Section 230 Motion for Judgment on the Pleadings (Reversed and remanded)

Henderson v. Source for Pub. Data, L.P.

🏛 4th Cir. · 📅 2022-11-03 · 📑 53 F.4th 110 (4th Cir. 2022)

Issue

Whether § 230(c)(1) immunizes a data broker that aggregates public records, parses and reformats them into a proprietary database, and sells consumer reports — against claims under the Fair Credit Reporting Act that the broker failed to maintain accurate records and provide required disclosures.

What Happened

Public Data operated the website PublicData.com, aggregating and selling access to personal information about individuals. Its business involved four steps: (1) acquiring public records from government sources, including criminal and civil records, voting records, driving information, and professional licensing; (2) parsing and reformatting the collected data into its own proprietary presentation, including for criminal records — creating "glib statements" that stripped out identifying information about charges and replaced it with internally created summaries; (3) creating a searchable database from the reformatted data; and (4) selling access to the database, including to employers conducting background checks and to parties checking creditworthiness. Public Data sold roughly 50 million consumer searches and reports per year and knew its traffic included buyers using the data to check creditworthiness and conduct employment background checks.
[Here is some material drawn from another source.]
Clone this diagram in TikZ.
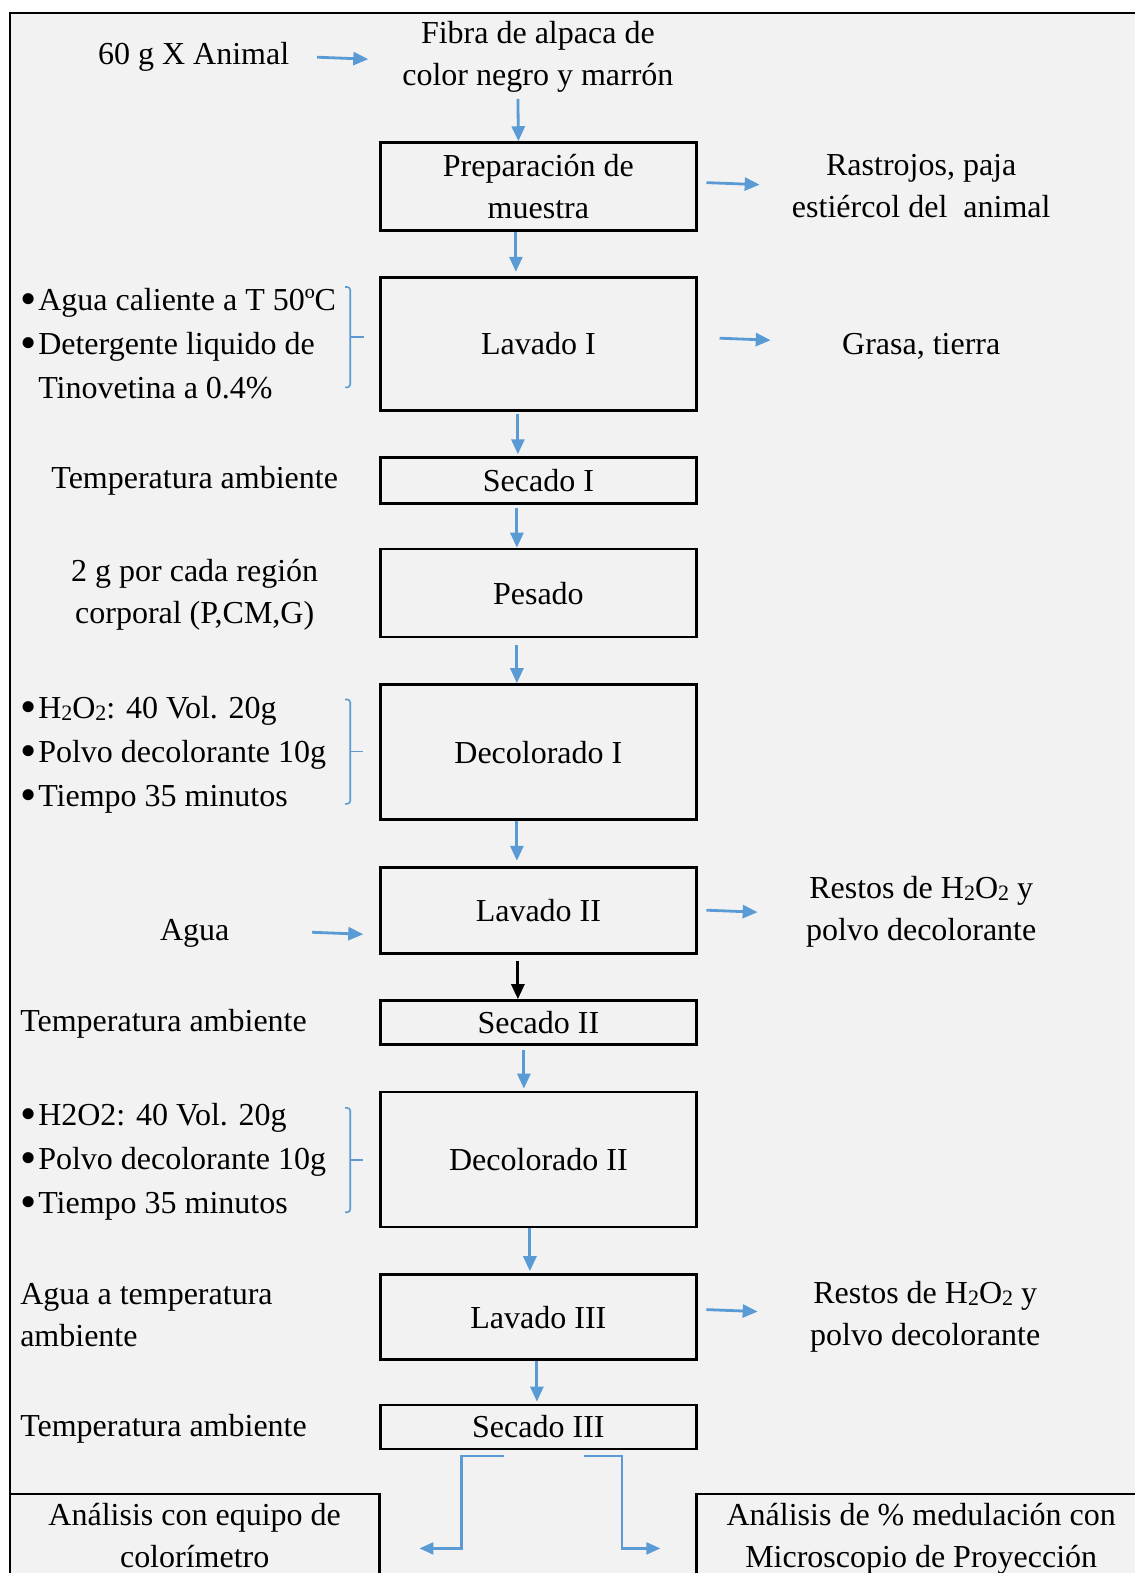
\documentclass[tikz,border=0pt]{standalone}
\usepackage{fontspec}
\setmainfont{Liberation Serif}
\usetikzlibrary{arrows.meta}
\definecolor{bgc}{HTML}{F2F2F2}
\definecolor{blc}{HTML}{5B9BD5}
\newcommand{\bul}{\makebox[18pt][l]{\raisebox{-3.5pt}{\scalebox{1.45}{\textbullet}}}}
\newcommand{\subtwo}{\raisebox{-2pt}{\fontsize{22}{22}\selectfont 2}}
\newcommand{\hhoo}{H\subtwo O\subtwo}
\begin{document}
\begin{tikzpicture}[x=1.00354pt,y=-1.00354pt,
  every node/.style={font=\fontsize{32}{42}\selectfont, inner sep=0pt},
  box/.style={draw, line width=2.8pt, minimum width=316pt, align=center},
  txt/.style={align=center},
  ltxt/.style={align=left, anchor=west},
  lst/.style={align=left, anchor=west, font=\fontsize{32}{44}\selectfont},
  arr/.style={blc, line width=2.8pt, -{Triangle[length=15pt,width=13pt]}},
  earr/.style={blc, line width=2.3pt, -{Triangle[length=14pt,width=12pt]}},
  barr/.style={black, line width=2.8pt, -{Triangle[length=15pt,width=13pt]}},
  brk/.style={blc, line width=1.6pt, rounded corners=3pt},
  frame/.style={black, line width=2.5pt}]
\useasboundingbox (0,0) rectangle (1131,1567.5);
\fill[bgc] (10,13) rectangle (1145,1585);
\draw[frame] (10,1585) -- (10,13) -- (1145,13);

% main boxes
\node[box, minimum height=88pt] (b1) at (536.5,186) {Preparación de\\muestra};
\node[box, minimum height=133pt] (b2) at (536.5,342.5) {Lavado I};
\node[box, minimum height=46pt] (b3) at (536.5,479) {Secado I};
\node[box, minimum height=88pt] (b4) at (536.5,591) {Pesado};
\node[box, minimum height=135pt] (b5) at (536.5,749.5) {Decolorado I};
\node[box, minimum height=86pt] (b6) at (536.5,907) {Lavado II};
\node[box, minimum height=44pt] (b7) at (536.5,1019) {Secado II};
\node[box, minimum height=135pt] (b8) at (536.5,1155.5) {Decolorado II};
\node[box, minimum height=85pt] (b9) at (536.5,1312.5) {Lavado III};
\node[box, minimum height=44pt] (b10) at (536.5,1422) {Secado III};

% side texts
\node[txt] (animal) at (193,57) {60 g X Animal};
\node[txt] (fibra) at (536,57) {Fibra de alpaca de\\color negro y marrón};
\node[txt] (rastro) at (918,185.5) {Rastrojos, paja\\estiércol del\ \ animal};
\node[txt] (grasa) at (918,345) {Grasa, tierra};
\node[lst] (l1) at (20,342.5) {\bul Agua caliente a T 50ºC\\\bul Detergente liquido de\\\hspace*{18pt}Tinovetina a 0.4\%};
\node[txt] (t1) at (194,479.5) {Temperatura ambiente};
\node[txt] (gpr) at (194,592.5) {2 g por cada región\\corporal (P,CM,G)};
\node[lst] (l2) at (20,752.5) {\bul \hhoo: 40 Vol. 20g\\\bul Polvo decolorante 10g\\\bul Tiempo 35 minutos};
\node[txt] (agua) at (194,930) {Agua};
\node[txt] (restos1) at (918,909) {Restos de \hhoo{} y\\polvo decolorante};
\node[ltxt] (t2) at (20,1020.5) {Temperatura ambiente};
\node[lst] (l3) at (20,1158) {\bul H2O2: 40 Vol. 20g\\\bul Polvo decolorante 10g\\\bul Tiempo 35 minutos};
\node[ltxt] (aguaamb) at (20,1310) {Agua a temperatura\\ambiente};
\node[txt] (restos2) at (922,1312.5) {Restos de \hhoo{} y\\polvo decolorante};
\node[ltxt] (t3) at (20,1424) {Temperatura ambiente};

% bottom boxes
\draw[line width=2.5pt] (10,1600) |- (378,1489) -- (378,1600);
\draw[line width=2.5pt] (694,1600) |- (1145,1489);
\node[txt] (an1) at (194,1530) {Análisis con equipo de\\colorímetro};
\node[txt] (an2) at (918,1533.5) {Análisis de \% medulación con\\Microscopio de Proyección};

% brackets
\draw[brk] (344,286) -- (349,286) -- (349,386) -- (344,386);
\draw[brk] (349,336) -- (363,336);
\draw[brk] (344,697) -- (349,697) -- (349,801) -- (344,801);
\draw[brk] (349,749) -- (362,749);
\draw[brk] (344,1104) -- (349,1104) -- (349,1208) -- (344,1208);
\draw[brk] (349,1156) -- (362,1156);

% vertical arrows
\draw[arr, shorten <=6pt] ([xshift=-20]fibra.south) -- ([xshift=-20]b1.north);
\draw[arr, shorten >=4pt] ([xshift=-22.5]b1.south) -- ([xshift=-22.5]b2.north);
\draw[arr, shorten <=2pt, shorten >=2pt] ([xshift=-20.5]b2.south) -- ([xshift=-20.5]b3.north);
\draw[arr, shorten <=3pt] ([xshift=-21.5]b3.south) -- ([xshift=-21.5]b4.north);
\draw[arr, shorten <=7pt] ([xshift=-21.5]b4.south) -- ([xshift=-21.5]b5.north);
\draw[arr, shorten >=5pt] ([xshift=-21.5]b5.south) -- ([xshift=-21.5]b6.north);
\draw[barr, shorten <=6pt] ([xshift=-20.5]b6.south) -- ([xshift=-20.5]b7.north);
\draw[arr, shorten <=4pt, shorten >=2pt] ([xshift=-14.5]b7.south) -- ([xshift=-14.5]b8.north);
\draw[arr, shorten >=2pt] ([xshift=-8.5]b8.south) -- ([xshift=-8.5]b9.north);
\draw[arr, shorten >=2pt] ([xshift=-1.5]b9.south) -- ([xshift=-1.5]b10.north);

% side arrows
\coordinate (s1a) at (316,57); \coordinate (s1b) at (367,59);
\coordinate (s2a) at (704,182); \coordinate (s2b) at (757,184);
\coordinate (s3a) at (717,337); \coordinate (s3b) at (768,339);
\coordinate (s4a) at (311,929); \coordinate (s4b) at (362,931);
\coordinate (s5a) at (704,907); \coordinate (s5b) at (755,909);
\coordinate (s6a) at (704,1305); \coordinate (s6b) at (755,1307);
\draw[arr] (s1a) -- (s1b);
\draw[arr] (s2a) -- (s2b);
\draw[arr] (s3a) -- (s3b);
\draw[arr] (s4a) -- (s4b);
\draw[arr] (s5a) -- (s5b);
\draw[arr] (s6a) -- (s6b);

% elbow arrows
\coordinate (e1a) at (502,1451); \coordinate (e1b) at (418,1543);
\coordinate (e2a) at (582,1451); \coordinate (e2b) at (658,1543);
\draw[earr] (e1a) -- (460,1451) -- (460,1543) -- (e1b);
\draw[earr] (e2a) -- (620,1451) -- (620,1543) -- (e2b);
\end{tikzpicture}
\end{document}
Plaintiff McBride alleged that an inaccurate Public Data report on his criminal history caused him to be denied a job. The district court granted judgment on the pleadings for Public Data, holding § 230(c)(1) barred the FCRA claims. The Fourth Circuit reversed in an opinion by Judge Richardson. The court held that § 230(c)(1) does not apply when the plaintiff's allegations, if true, show that the defendant is itself an "information content provider" — responsible in whole or in part for creating or developing the content at issue. Because Public Data created its own internal summaries of criminal charges, stripped out identifying information, and substituted its own descriptions, it was an information content provider with respect to those records and could not claim § 230 immunity. The court remanded for further proceedings on the FCRA claims.

Why It Matters

A significant Fourth Circuit decision limiting § 230's reach for data brokers that do not merely aggregate and pass along information but actively transform and repackage it into new content. The opinion contrasts with the district court's broader reading and with FTC v. Accusearch, which turned on illegal data acquisition methods. Henderson establishes that § 230 does not protect a data broker that creates its own summaries and reformatted versions of records — at that point, the broker is an information content provider, not a passive publisher.